HBO’s new hourlong sports documentary, “The Weight of Gold”, takes a look at the enormous amount of pressure Olympic athletes find themselves in as well as the mental health challenges they face when they are forced to retire young despite having dedicated years of their lives pursuing their dreams.
Director Brett Rapkin (Welcome to Dodgertown, On the Clock: The NFL Draft)interviews several prominent U.S. Olympic athletes including Michael Phelps Shaun White, Apolo Ohno, Katie Uhlaender, Steve Holcomb, Jeremy Bloom, Lolo Jones, Bode Miller, Gracie Gold, Jonathan Cheever, Sasha Cohen, David Boudia and Jeret Peterson.
“The Weight of Gold” centers around Phelps, who helped produce the film and gives a sobering look at his own personal bout of depression during his career as an Olympic athlete.
“I believe I have experienced a state of depression after every Olympics I competed in,” said Phelps. “For a long time, I only saw myself as a swimmer, not a person. When I walked off the podium in Rio, I knew many of my teammates and competitors were not aware of, or prepared for – the post-Olympic transition. In sharing our stories, it is my hope that we can encourage others to open up, let them know they are not alone and that it’s ok to not be ok. For me, the opportunity to help break the stigma surrounding mental health and potentially save a life is way more meaningful than any Olympic medal.”
We’re just so lost. A good 80 percent, maybe more, develop a post-Olympic depression,”. “I thought of myself as just a swimmer, and not a human being, and that’s where I thought, why don’t I just end it all?”

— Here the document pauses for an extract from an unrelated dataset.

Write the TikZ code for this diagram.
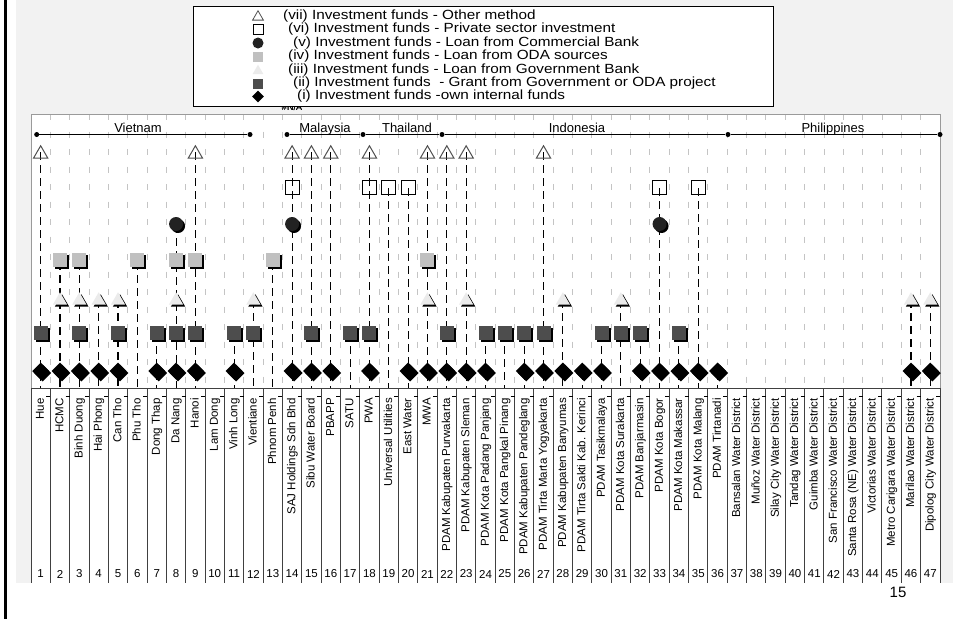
\documentclass[tikz,border=0pt]{standalone}
\usepackage{fontspec}
\setmainfont{Liberation Sans}
\newfontfamily\legfont[FakeStretch=1.15]{Liberation Sans}
\usetikzlibrary{shapes.geometric,shadows}
\definecolor{panel}{HTML}{F2F2F2}
\definecolor{gridc}{HTML}{C4C4C4}
\definecolor{framec}{HTML}{9A9A9A}
\definecolor{lsq}{HTML}{C0C0C0}
\definecolor{ltri}{HTML}{EBEBEB}
\definecolor{dsq}{HTML}{4D4D4D}
\definecolor{circc}{HTML}{222222}
\definecolor{trio}{HTML}{505050}
\definecolor{sepc}{HTML}{404040}
\tikzset{
  sh/.style={drop shadow={shadow xshift=2pt,shadow yshift=-2pt,opacity=1,fill=black}},
  gridline/.style={draw=gridc,line width=0.9pt,dash pattern=on 6pt off 11.5pt},
  dataline/.style={draw=black,line width=1.1pt,dash pattern=on 8pt off 5pt},
  mseven/.style={regular polygon,regular polygon sides=3,minimum size=16.5pt,inner sep=0pt,draw=trio,line width=1pt},
  msix/.style={rectangle,minimum size=14pt,inner sep=0pt,draw=black,line width=1pt},
  mfive/.style={circle,minimum size=14pt,inner sep=0pt,fill=circc,sh},
  mfour/.style={rectangle,minimum size=14pt,inner sep=0pt,fill=lsq,sh},
  mthree/.style={regular polygon,regular polygon sides=3,minimum size=16.5pt,inner sep=0pt,fill=ltri,sh},
  mtwo/.style={rectangle,minimum size=14pt,inner sep=0pt,fill=dsq,sh},
  mone/.style={diamond,minimum size=17pt,inner sep=0pt,fill=black,sh},
  cdot/.style={circle,fill=black,minimum size=5pt,inner sep=0pt},
  ctext/.style={font=\fontsize{13}{13}\selectfont,inner sep=0pt,anchor=base},
  lab/.style={font=\fontsize{11.5}{11.5}\selectfont,rotate=90,anchor=east,inner sep=0pt,text height=8.5pt,text depth=2pt},
  num/.style={font=\fontsize{11.5}{11.5}\selectfont,inner sep=0pt},
  legtext/.style={font=\legfont\fontsize{13.3}{13.3}\selectfont,anchor=west,inner sep=0pt},
  legsym/.style={inner sep=0pt},
}
\begin{document}
\begin{tikzpicture}[x=1pt,y=-1pt]
\useasboundingbox (0,0) rectangle (953,619);
\fill[white] (0,0) rectangle (953,619);
% panel
\fill[panel] (16,0) rectangle (953,583);
\draw[black,line width=2.5pt] (5.5,0) -- (5.5,619);
% plot area and label area
\fill[white] (31,114) rectangle (940,388);
\fill[white] (31,388) rectangle (940,583);
% gridlines
\foreach \i in {1,...,46}{
  \draw[gridline] ({31+\i*19.3404},114) -- ({31+\i*19.3404},388);
}
\draw[framec,line width=0.9pt] (31,388) -- (31,114) -- (940,114) -- (940,388);
% country brackets
\node[cdot] (c1) at (36.7,134.5) {};
\node[cdot] (c2) at (250,134.5) {};
\node[cdot] (c3) at (287,134.5) {};
\node[cdot] (c4) at (363,134.5) {};
\node[cdot] (c5) at (442,134.5) {};
\node[cdot] (c6) at (728,134.5) {};
\node[cdot] (c7) at (940,134.5) {};
\draw[line width=1pt] (c1) -- (c2);
\draw[line width=1pt] (c3) -- (c4) -- (c5) -- (c6) -- (c7);
\node[ctext] (vn) at (138,132) {Vietnam};
\node[ctext] (my) at (325,132) {Malaysia};
\node[ctext] (th) at (407,132) {Thailand};
\node[ctext] (id) at (577,132) {Indonesia};
\node[ctext] (ph) at (833,132) {Philippines};
% data lines (column / top y)
\foreach \c/\t in {1/152,2/262,3/262,4/300,5/300,6/262,7/333,8/225,9/152,11/333,12/300,13/262,14/152,15/152,16/152,17/333,18/152,19/188,20/188,21/152,22/152,23/152,24/333,25/333,26/333,27/152,28/300,29/372,30/333,31/300,32/333,33/188,34/333,35/188,36/372,46/300,47/300}{
  \pgfmathsetmacro\cx{31+(\c-0.5)*19.3404}
  \coordinate (top-\c) at (\cx,\t);
  \coordinate (ax-\c) at (\cx,388);
  \draw[dataline] (top-\c) -- (ax-\c);
}
% markers
\foreach \c in {1,9,14,15,16,18,21,22,23,27}{
  \pgfmathsetmacro\cx{31+(\c-0.5)*19.3404}
  \node[mseven] (s7-\c) at (\cx,154) {};
}
\foreach \c in {14,18,19,20,33,35}{
  \pgfmathsetmacro\cx{31+(\c-0.5)*19.3404}
  \node[msix] (s6-\c) at (\cx,187) {};
}
\foreach \c in {8,14,33}{
  \pgfmathsetmacro\cx{31+(\c-0.5)*19.3404}
  \node[mfive] (s5-\c) at (\cx,224) {};
}
\foreach \c in {2,3,6,8,9,13,21}{
  \pgfmathsetmacro\cx{31+(\c-0.5)*19.3404}
  \node[mfour] (s4-\c) at (\cx,260) {};
}
\foreach \c in {2,3,4,5,8,12,21,23,28,31,46,47}{
  \pgfmathsetmacro\cx{31+(\c-0.5)*19.3404}
  \node[mthree] (s3-\c) at (\cx,300.5) {};
}
\foreach \c in {1,3,5,7,8,9,11,12,15,17,18,22,24,25,26,27,30,31,32,34}{
  \pgfmathsetmacro\cx{31+(\c-0.5)*19.3404}
  \node[mtwo] (s2-\c) at (\cx,333) {};
}
\foreach \c in {1,2,3,4,5,7,8,9,11,14,15,16,18,20,21,22,23,24,26,27,28,29,30,32,33,34,35,36,46,47}{
  \pgfmathsetmacro\cx{31+(\c-0.5)*19.3404}
  \node[mone] (s1-\c) at (\cx,371) {};
}
% axis and separators
\draw[sepc,line width=1pt] (31,388) -- (940,388);
\foreach \i in {0,...,47}{
  \draw[sepc,line width=1pt] ({31+\i*19.3404},388) -- ({31+\i*19.3404},583);
}
\foreach \i in {1,...,47}{
  \draw[black,line width=0.8pt] ({31+\i*19.3404-4},396) -- ({31+\i*19.3404},396);
}
\foreach \c in {1,...,47}{
  \pgfmathsetmacro\cx{31+(\c-0.5)*19.3404}
  \node[num] (n-\c) at (\cx,574) {\c};
}
% category labels
\foreach \c/\t in {1/Hue,2/HCMC,3/Binh Duong,4/Hai Phong,5/Can Tho,6/Phu Tho,7/Dong Thap,8/Da Nang,9/Hanoi,10/Lam Dong,11/Vinh Long,12/Vientiane,13/Phnom Penh,14/SAJ Holdings Sdn Bhd,15/Sibu Water Board,16/PBAPP,17/SATU,18/PWA,19/Universal Utilities,20/East Water,21/MWA,22/PDAM Kabupaten Purwakarta,23/PDAM Kabupaten Sleman,24/PDAM Kota Padang Panjang,25/PDAM Kota Pangkal Pinang,26/PDAM Kabupaten Pandeglang,27/PDAM Tirta Marta Yogyakarta,28/PDAM Kabupaten Banyumas,29/PDAM Tirta Sakti Kab. Kerinci,30/PDAM Tasikmalaya,31/PDAM Kota Surakarta,32/PDAM Banjarmasin,33/PDAM Kota Bogor,34/PDAM Kota Makassar,35/PDAM Kota Malang,36/PDAM Tirtanadi,37/Bansalan Water District,38/Muñoz Water District,39/Silay City Water District,40/Tandag Water District,41/Guimba Water District,42/San Francisco Water District,43/Santa Rosa (NE) Water District,44/Victorias Water District,45/Metro Carigara Water District,46/Marilao Water District,47/Dipolog City Water District}{
  \pgfmathsetmacro\cx{31+(\c-0.5)*19.3404}
  \node[lab] (l-\c) at (\cx,398) {\t};
}
\node[font=\fontsize{15}{15}\selectfont,inner sep=0pt] (pg) at (898,592) {15};
% legend
\node[font=\fontsize{9}{9}\selectfont,inner sep=0pt] (na) at (292,107) {\#N/A};
\draw[black,line width=0.9pt,fill=white] (193,6) rectangle (773,106);
\begin{scope}
\clip (193,106.5) rectangle (773,112);
\node[font=\fontsize{9}{9}\selectfont,inner sep=0pt] (na2) at (292,107) {\#N/A};
\end{scope}
\node[legsym,regular polygon,regular polygon sides=3,minimum size=12.5pt,draw=trio,line width=0.8pt] (k7) at (258,17) {};
\node[legsym,rectangle,minimum size=10pt,draw=black,line width=0.9pt] (k6) at (258,29.5) {};
\node[legsym,circle,minimum size=11pt,fill=circc] (k5) at (258,43) {};
\node[legsym,rectangle,minimum size=10pt,fill=lsq] (k4) at (258,56.5) {};
\node[legsym,regular polygon,regular polygon sides=3,minimum size=12.5pt,fill=ltri] (k3) at (258,71) {};
\node[legsym,rectangle,minimum size=10pt,fill=dsq] (k2) at (258,83.5) {};
\node[legsym,diamond,minimum size=12pt,fill=black] (k1) at (258,96.5) {};
\node[legtext] (t7) at (283,16) {(vii) Investment funds - Other method};
\node[legtext] (t6) at (288,29.5) {(vi) Investment funds - Private sector investment};
\node[legtext] (t5) at (293,43) {(v) Investment funds - Loan from Commercial Bank};
\node[legtext] (t4) at (288,56.5) {(iv) Investment funds - Loan from ODA sources};
\node[legtext] (t3) at (288,70) {(iii) Investment funds - Loan from Government Bank};
\node[legtext] (t2) at (293,83) {(ii) Investment funds \ - Grant from Government or ODA project};
\node[legtext] (t1) at (297,96.5) {(i) Investment funds -own internal funds};
\end{tikzpicture}
\end{document}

Another aspect of the “Weight of Gold” sheds a spotlight on the broken U.S. Olympic system that expects many of these Olympians to dedicate their lives to the sport for very little compensation and don’t go on to provide guidance or support once athletes retire which is a point made by former eight-time medalist Apolo Anton Ohno.
“What is available to Olympic athletes post-career? I don’t think there’s any. There’s none that I used in nine and a half years that I’ve been retired. There’s no pension, there’s no bonus, there’s no stock option, there’s no job opportunities, there’s no more coach, there’s no more training environment, there’s no more monthly stipend, there’s arguably no more sponsorship and that’s reality.”
Former track and field star Lolo Jones goes on to plead with the US Olympic Committee to help athletes deal with post-Olympic depression.
I will never regret competing Team USA and this country, I’ve helped promote the Olympic sports for three Olympics, I’ve given my blood sweat and tears, I have given my talent and all I’m asking is that after it’s all said and done, someone can help me mentally get through this
The most powerful portion of the film focuses on Steven Holcomb, the American bobsledder who competed from 1998 until his death in 2017. Holcomb had spoken to Rapkin on camera for an interview and opened up about his depression twelve days before he decided to commit suicide. Rapkins’ interview with Holdcomb inspired the director to expand his project and to speak to other Olympic athletes about their struggles.
This particular project involved unexpectedly learning about a serious mental health crisis that I was not previously aware of: Post-Olympic depression. The current global health crisis has only brought more urgency to finding ways to reduce the stigma of seeking help and provide excellent mental health resources for not only Olympians but everyone.”
Phelps reiterated Rapkin’s’ calls for change within the U.S. Olympic system in hopes of preventing another tragedy like Holcomb from happening again.
What else has to happen for this to change? Do five other athletes have to take their lives to see change? How far done the road are we going to get until someone stands up and says we have to do something?
The “Weight Of Gold” is effective in showing the mental struggles Olympians face during their careers at a time when athletes are beginning to open up about mental health. Hopefully, the documentary will spark discussion within the Olympic community that will result in athletes getting better resources to help them cope with the mental toll of competing for their country.
The ‘Weight of Gold” will debut on HBO on Wednesday, July 29 at 10 p.m. ET, the date when the 2020 Tokyo Olympics were meant to start before they were postponed to 2021 due to the Coronavirus pandemic.